Moses Proctor b 19 Nov 1706

According to the History of Hollis, New Hampshire by Worchester, Moses Proctor came from Chelmsford, Massachusetts and was in West Dunstable by 1738. He signed the first petition for the charter.  He settled in the west part of town on Proctor Hill which was named for him. He selected a spot for his homestead on the highest hill around. It was covered with hardwoods and a brook ran along the edge to the marsh and meadows below. He thought that this area would be the center of town. The town developed to the south, five miles away. When the meetinghouse burned, he tried to get it moved closer but since Abraham Taylor donated a site, the town stayed where it was. His name is found on the first West Dunstable tax list in 1740 and he was a selectman in 1749. The life of Mr. Proctor was threatened by the bite of a rattlesnake and he afterwards waged so successful a war of extermination against them that no rattlesnakes have been known in Hollis since his death on 21 May, 1780 at age 73. However, the rattlesnake provision was in the charter as of 1740, each townsperson who killed a rattlesnake would be paid one shilling out of the town treasury. Every spring the farmers on the hill went to the den and bagged snakes as they hibernated.
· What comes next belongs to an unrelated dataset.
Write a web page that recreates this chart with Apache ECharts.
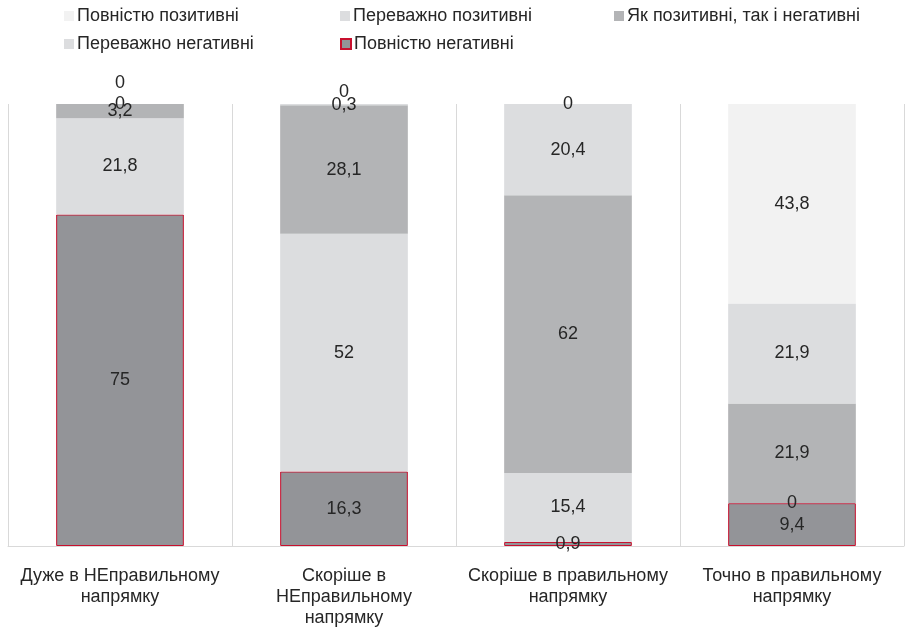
<!DOCTYPE html>
<html>
<head>
<meta charset="utf-8">
<script src="https://cdn.jsdelivr.net/npm/echarts@6/dist/echarts.min.js"></script>
<style>
  html, body { margin: 0; padding: 0; background: #fff; }
  #chart { width: 906px; height: 632px; }
</style>
</head>
<body>
<div id="chart"></div>
<script>
const categories = [
  'Дуже в НЕправильному\nнапрямку',
  'Скоріше в\nНЕправильному\nнапрямку',
  'Скоріше в правильному\nнапрямку',
  'Точно в правильному\nнапрямку'
]
const seriesNames = [
  'Повністю позитивні',
  'Переважно позитивні',
  'Як позитивні, так і негативні',
  'Переважно негативні',
  'Повністю негативні'
]
// values per series, one per category
const fullyPositive = [0, 0, 0, 43.8]
const mostlyPositive = [0, 0.3, 20.4, 21.9]
const mixed = [3.2, 28.1, 62, 21.9]
const mostlyNegative = [21.8, 52, 15.4, 0]
const fullyNegative = [75, 16.3, 0.9, 9.4]

const values = [fullyPositive, mostlyPositive, mixed, mostlyNegative, fullyNegative]
const colors = ['#f2f2f2', '#dcdddf', '#b3b4b6', '#dcdddf', '#939498']
const font = 'Liberation Sans, Arial, sans-serif'

// totals per category, bars are drawn as 100% stacked
const totals = categories.map((c, i) => values.reduce((s, arr) => s + arr[i], 0))

// manual label nudges for the zero labels crowded at the top
const labelNudge = { 0: [-21, -12, 0, 0] }

const chart = echarts.init(document.getElementById('chart'))

// bottom segment first
const order = [4, 3, 2, 1, 0]
const series = order.map(k => ({
  name: seriesNames[k],
  type: 'bar',
  stack: 'total',
  barWidth: '57%',
  itemStyle: k === 4
    ? { color: colors[k], borderColor: '#c8102e', borderWidth: 1 }
    : { color: colors[k] },
  label: {
    show: true,
    position: 'inside',
    color: '#262626',
    fontSize: 18,
    fontFamily: font,
    textBorderWidth: 0,
    formatter: p => String(values[k][p.dataIndex]).replace('.', ',')
  },
  data: values[k].map((v, i) => {
    const item = { value: v / totals[i] * 100 }
    if (labelNudge[k] && labelNudge[k][i]) {
      item.label = { offset: [0, labelNudge[k][i]] }
    }
    return item
  })
}))

const legendPos = [
  { left: 64, top: 7 },
  { left: 340, top: 7 },
  { left: 614, top: 7 },
  { left: 64, top: 35 },
  { left: 340, top: 35 }
]

chart.setOption({
  animation: false,
  legend: seriesNames.map((n, i) => ({
    data: [n],
    left: legendPos[i].left,
    top: legendPos[i].top,
    padding: 0,
    itemWidth: 10,
    itemHeight: 10,
    itemGap: 4,
    icon: 'rect',
    textStyle: { color: '#262626', fontSize: 18, fontFamily: font, padding: [0, 0, 0, -2] }
  })),
  grid: {
    left: 8,
    right: 2,
    top: 104,
    bottom: 86
  },
  xAxis: {
    type: 'category',
    data: categories,
    axisLine: { lineStyle: { color: '#d9d9d9' } },
    axisTick: { show: false },
    splitLine: { show: true, lineStyle: { color: '#d9d9d9' } },
    axisLabel: {
      color: '#262626',
      fontSize: 18,
      lineHeight: 21,
      margin: 20,
      fontFamily: font,
      interval: 0
    }
  },
  yAxis: {
    type: 'value',
    min: 0,
    max: 100,
    show: false
  },
  series: series
})
</script>
</body>
</html>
The den still remains but there are no rattlesnakes. If Moses Proctor was bit by a rattlesnake before 1740 the bite did not shorten his life by much. Moses first appears as a signer of the petition for West Dunstable as one of “the inhabitants of Dunstable and Groton” on 29 Nov. 1738 and again on a petition for a garrison to be established for their protection 18 June 1744.   

Moses’ wife was Mary Byam.  He died 21 Aug 1780, and was buried at the Congregational Church cemeter in Hollis NH.  He is listed in Find-A-Grave.